El problema reside más bien en su proceso de adquisición de armas, engorroso, lento y, hasta hace poco, plagado de corrupción. Lo irónico es que el intento de mejorar esa situación ha generado complejos procedimientos legales y burocráticos que retrasan aún más lo que ya era de una lentitud  insoportable. Por ejemplo, la decisión de sustituir los viejos aviones de combate por un nuevo aparato multifunción ha ocupado la mayor parte del último decenio, pese a que ya se ha escogido el nuevo avión. La extraordinaria complejidad y lentitud del proceso no es buen augurio sobre la capacidad de India de adquirir y desplegar con rapidez la capacidad militar que le va a hacer falta si aspira a proyectar poder en toda la región.

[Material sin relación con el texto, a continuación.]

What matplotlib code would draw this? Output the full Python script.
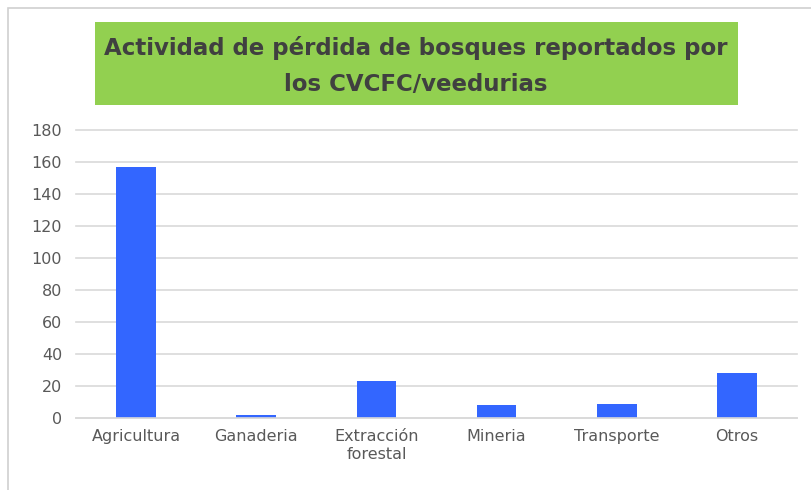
import matplotlib.pyplot as plt
from matplotlib.patches import Rectangle

# data
categorias = ['Agricultura', 'Ganaderia', 'Extracción\nforestal', 'Mineria', 'Transporte', 'Otros']
valores = [157, 2, 23, 8, 9, 28]
yticks = [0, 20, 40, 60, 80, 100, 120, 140, 160, 180]
titulo = 'Actividad de pérdida de bosques reportados por\nlos CVCFC/veedurias'

fig = plt.figure(figsize=(8.11, 4.9), dpi=100)

# light border of the chart area
fig.patches.append(Rectangle((8/811, -0.1), 1.2, 1 - 8/490 + 0.1, transform=fig.transFigure,
                             fill=False, edgecolor='#d0d0d0', linewidth=1.2))

# green title box
fig.patches.append(Rectangle((95/811, 1 - 105/490), 643/811, 83/490, transform=fig.transFigure,
                             facecolor='#92D050', edgecolor='none'))
fig.text(416/811, 1 - 66/490, titulo, ha='center', va='center', fontsize=16.5,
         fontweight='bold', color='#404040', linespacing=1.75)

ax = fig.add_axes([76/811, 1 - 418/490, 721/811, 288/490])
ax.bar(range(len(categorias)), valores, width=0.33, color='#3366FF')
ax.set_xlim(-0.5, len(categorias) - 0.5)
ax.set_ylim(0, 180)
ax.set_yticks(yticks)
ax.set_xticks(range(len(categorias)))
ax.set_xticklabels(categorias, fontsize=11.5, color='#595959')
ax.tick_params(axis='y', labelsize=11.5, labelcolor='#595959', length=0, pad=10)
ax.tick_params(axis='x', length=0, pad=8)
ax.grid(axis='y', color='#d9d9d9', linewidth=1.2)
for gl in ax.get_ygridlines():
    gl.set_clip_on(False)
ax.set_axisbelow(True)
for s in ['top', 'right', 'left']:
    ax.spines[s].set_visible(False)
ax.spines['bottom'].set_color('#d9d9d9')
ax.spines['bottom'].set_linewidth(1.2)

fig.savefig('out.png', dpi=100)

Tampoco han prosperado los esfuerzos autóctonos de adquirir esa capacidad militar. Por ejemplo, en 1990, ante el hecho cada vez más evidente de que su flota de MiG-21 estaba obsoleta, India empezó a trabajar para construir un avión ligero de combate, después de muchas deliberaciones. El primer prototipo voló en 2001, pero se tardaron 10 años más en dar los primeros pasos para construir un solo escuadrón para las Fuerzas Aéreas Indias. Además, el motor del aparato es estadounidense, sus sistemas de radar se construyeron con ayuda israelí y parte de su munición es de origen ruso. Si India desea verdaderamente ser una potencia militar regional, tendrá que intensificar sus esfuerzos o simplificar radicalmente su proceso de adquisiciones militares en el extranjero.

 

“Las tensiones entre hindúes y musulmanes son historia”

Por desgracia, no. Tras la derrota del Partido Bharatiya Janata (BJP) en 2004, muchos intelectuales laicos indios se alegraron. Creían sinceramente que la oscura sombra del nacionalismo étnico estaba retrocediendo y que el país iba a poder renovar sus tradiciones cívicas y pluralistas. Pero ese optimismo, aunque comprensible, fue prematuro.

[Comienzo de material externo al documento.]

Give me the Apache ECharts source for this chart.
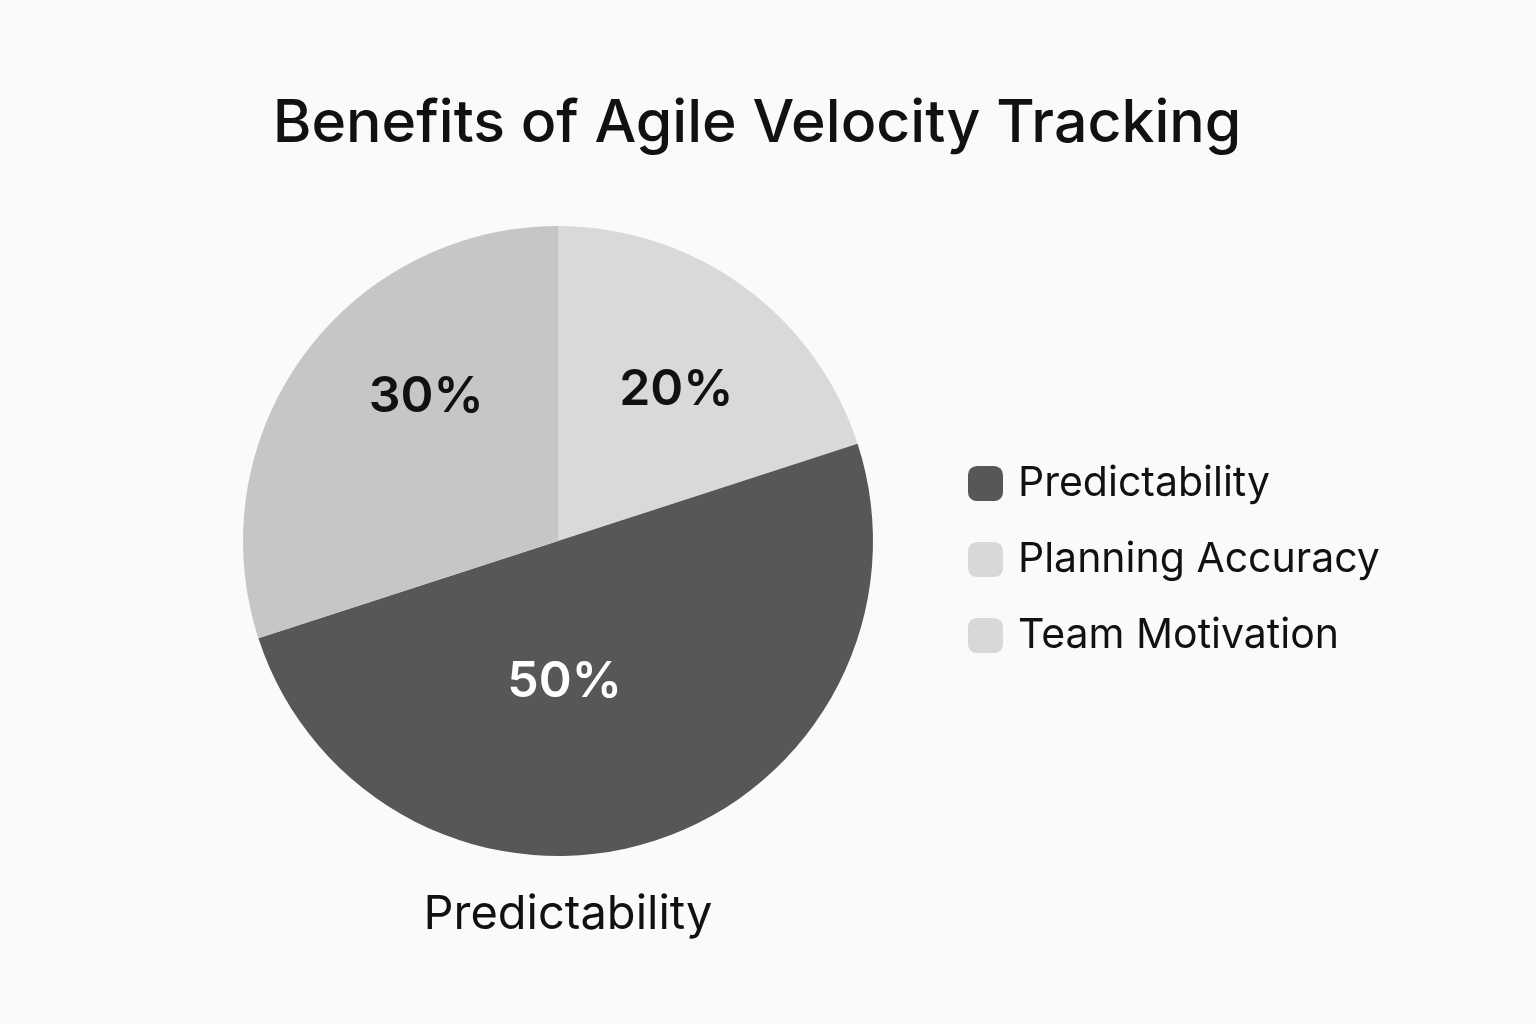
<!DOCTYPE html>
<html>
<head>
<meta charset="utf-8">
<script src="https://cdn.jsdelivr.net/npm/echarts@6/dist/echarts.min.js"></script>
<style>
  html, body { margin: 0; padding: 0; background: #fbfaf8; }
  #main { width: 1536px; height: 1024px; }
</style>
</head>
<body>
<div id="main"></div>
<script>
// slices clockwise from 12 o'clock
var names = ['Planning Accuracy', 'Predictability', 'Team Motivation'];
var values = [20, 50, 30];
var colors = ['#d9d9d9', '#565858', '#c6c6c6'];
var legendOrder = ['Predictability', 'Planning Accuracy', 'Team Motivation'];
var legendColors = ['#565858', '#d8d8d8', '#d8d8d8'];

var font = '"Inter", "Noto Sans", sans-serif';

// nudges for the percent labels so they sit where the reference has them
var labelNudge = [[24, -21], [-43, -12], [-2, -50]];

var pieData = [];
for (var i = 0; i < names.length; i++) {
    pieData.push({
        name: names[i],
        value: values[i],
        itemStyle: { color: colors[i] },
        label: { color: names[i] == 'Predictability' ? '#ffffff' : '#111111' }
    });
}
var legendData = [];
for (var j = 0; j < legendOrder.length; j++) {
    legendData.push({ name: legendOrder[j], itemStyle: { color: legendColors[j] } });
}

var myChart = echarts.init(document.getElementById('main'));
var option = {
    backgroundColor: '#fbfaf8',
    title: [{
        text: 'Benefits of Agile Velocity Tracking',
        left: 752,
        top: 90,
        textAlign: 'center',
        textStyle: { fontFamily: font, fontSize: 59, fontWeight: 500, color: '#111111' }
    }, {
        text: 'Predictability',
        left: 563,
        top: 886,
        textAlign: 'center',
        textStyle: { fontFamily: font, fontSize: 47, fontWeight: 400, color: '#111111' }
    }],
    legend: {
        orient: 'vertical',
        left: 963,
        top: 458,
        itemWidth: 35,
        itemHeight: 35,
        itemGap: 35,
        icon: 'roundRect',
        textStyle: { fontFamily: font, fontSize: 41, color: '#111111', padding: [0, 0, 0, 10] },
        data: legendData
    },
    series: [{
        type: 'pie',
        center: [558, 541],
        radius: 315,
        startAngle: 90,
        clockwise: true,
        silent: true,
        label: {
            position: 'inside',
            formatter: '{c}%',
            fontFamily: font,
            fontSize: 50,
            fontWeight: 600
        },
        labelLayout: function (p) {
            return { dx: labelNudge[p.dataIndex][0], dy: labelNudge[p.dataIndex][1] };
        },
        labelLine: { show: false },
        itemStyle: { borderWidth: 0 },
        data: pieData
    }]
};
myChart.setOption(option);
</script>
</body>
</html>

La derecha hindú, que estuvo en alza en los 90, se encuentra hoy sin rumbo y sin líderes. Pero todavía tiene que abandonar su ideología supremacista, su número de afiliados no ha disminuido y algunos miembros del BJP, el partido del sectarismo hindú, creen que Narendra Modi, un personaje muy polémico, conocido por sus sentimientos antimusulmanes, podría ser primer ministro. Los electores indios quizá le consideren demasiado controvertido, pero el mero hecho de que su partido le considere un posible candidato al máximo cargo electo del país indica que su peligrosa ideología está viva y coleando.

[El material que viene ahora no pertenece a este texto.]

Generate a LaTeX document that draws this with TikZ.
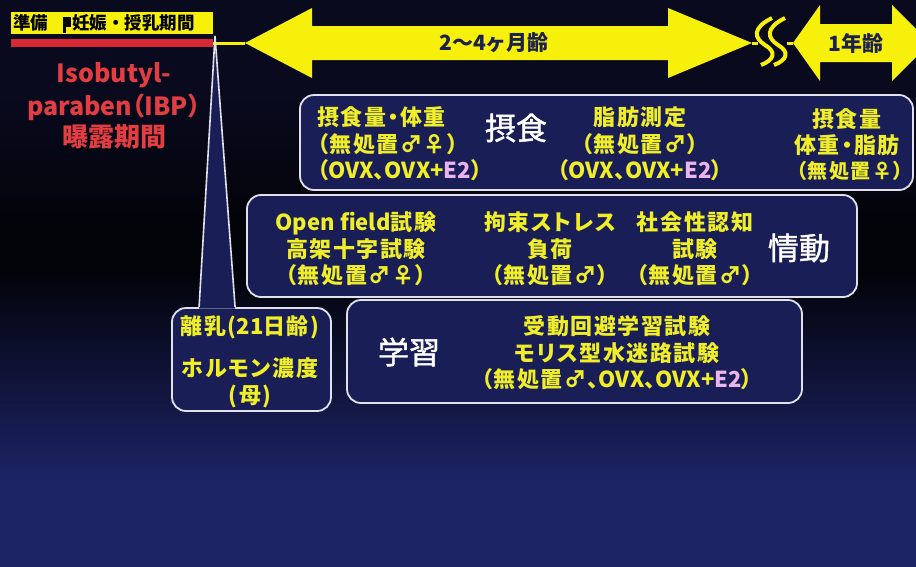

Más aún, hay pequeños grupos de musulmanes que también están cada vez más radicalizados, por la intransigencia de la derecha hindú y por los cantos de sirena del islamismo de Oriente Medio. Varios de esos radicales están vinculados a organizaciones islamistas internacionales y paquistaníes, y a algunos incluso se les ha relacionado con actos violentos cometidos en suelo indio. Por desgracia, aparte de hacer sonar la alarma sobre los peligros de estos grupos internos, las autoridades indias no han tomado medidas concretas para impedir su ascenso. A su vez, esa falta de acción ante este peligro tan real alimenta la acusación del MJP de que los partidos laicos en India se muestran complacientes con el extremismo de las minorías.

Por supuesto, las consecuencias a largo plazo de este tipo de conflicto étnico y religioso podrían ser terribles. Los brotes continuos y persistentes de violencia entre hindúes y musulmanes enfriarán todavía más las inversiones extranjeras, absorberán las energías de los responsables políticos indios y perjudicarán la imagen de India como Estado laico y democrático.

Indudablemente, la India de hoy está muy lejos de ese país sumido en la pobreza, militarmente débil, socialmente facturado y diplomáticamente aislado de la Guerra Fría. No obstante, a no ser que su Gobierno pueda solucionar problemas que van desde la corrupción al estancamiento burocrático, pasando por la disfunción política, su esperanza de ser una potencia global del siglo XXII será solo un deseo no una realidad.